I will write a lot more than this, because engaging in logorrhea over Ronald Acuña’s accomplishments is one of the purest pleasures of the internet, but I could basically just leave this profile at one sentence:

Ronald Acuña finally lived up to his promise and spent about half the season as the best player in the National League, then he got hurt.

Acuña put up 4.2 WAR in 82 games. That put him right near the other three team leaders, Freeman with 4.5 in 159 games, and Riley and Albies with 4.2 in 160 and 156 games, respectively. He was 16th in the league in WAR despite playing half a season and failing to qualify for the batting title. He was awesome.

And then he got hurt, and the guys we brought in to replace him won us the World Series. It wasn’t exactly the Ewing Theory, and it wasn’t exactly even bittersweet — we won the damn World Series! — but it was just a tiny bit strange, especially because he really did seem to be the whole entire point of the rebuild, at least as much as any notional championship. And then we won without him.

Four painful years ago, just after the nadir of the teardown, I wrote this:

It basically comes to this: if Ronald Acuna comes to the major leagues and lives up to the hype, I’ll follow every minute of it. But if he doesn’t, and the rebuild falls apart, and the Braves are mired in another half-decade of mediocrity, I’m going to have a lot of trouble finding time to watch baseball.

After selling off nearly everyone other than Freeman and Teheran, we had a boatload of prospects and a truly dreadful major league team. And after a few years of watching that dreck, it became utterly clear: no matter what happened with all of the other prospects, for our team to have any hopes whatsoever of being any fun again, it would be entirely up to a teenager named Ronald Acuña, Jr.

Ronald was a month from his 20th birthday at the time, and he had just been named Minor League Player of the Year, so he was not exactly an unknown by then. But it’s not possible to overstate how much we needed him.

He signed as a 16-year-old in 2013 for just $100,000, which tells you that he had nowhere near the kind of prospect hype of blockbuster signings like Julio Teheran and Kevin Maitan.

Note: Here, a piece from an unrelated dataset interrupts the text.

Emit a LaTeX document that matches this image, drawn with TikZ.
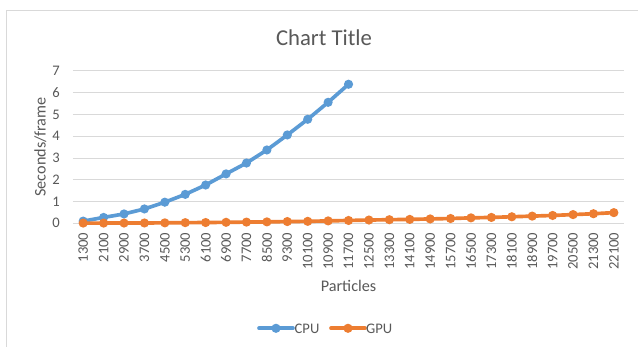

But pretty quickly, whispers of his potential began to spread.

Less than three years after that tweet, he was in the majors for good and he’s really never been less than great. He turned 24 a month ago, and he’s already got 105 homers and 15.8 Wins Above Replacement.

If you wanted to nitpick, you could say that his defense is more adequate than spectacular, but you would would be nitpicking a six- to eight-win player and asking why he is not a ten-win player, and you would want to take a long look at yourself in the mirror, and maybe go take the dog for a walk and think about not writing any more blog comments for a while.

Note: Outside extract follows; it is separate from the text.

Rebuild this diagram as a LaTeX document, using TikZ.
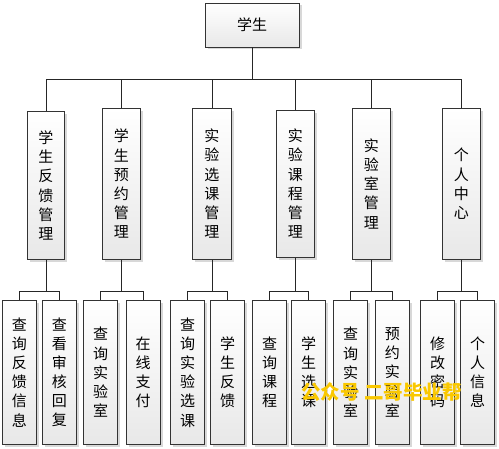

Personally, I think Braves fans deserve a modicum of congratulations for generally not doing that, because that’s exactly what a lot of us did to Andruw Jones, a six- to eight-win player whose OBP kept him from being a ten-win player, and prevented him from being Willie Mays, which was how he was hyped as he tore through the minors. Things are terrible on the internet in very many ways, but in this one respect, I think we’ve gotten better.

Ronald’s limitless potential and extraordinary track record leave me giddy with anticipation and just mildly overwhelmed with dread. “We just won the World Series and got our best player back from injury! What could go wrong?”

But here’s the thing: the oldest continually-operating franchise in Major League Baseball is also the newest World Series winner, and Ronald Acuna’s 24 years old, and he’s on my team.

There’s no predicting what the future may hold, but I wouldn’t want to change a single thing about the past or the present.

We already won the last game we played. Let’s win the next one!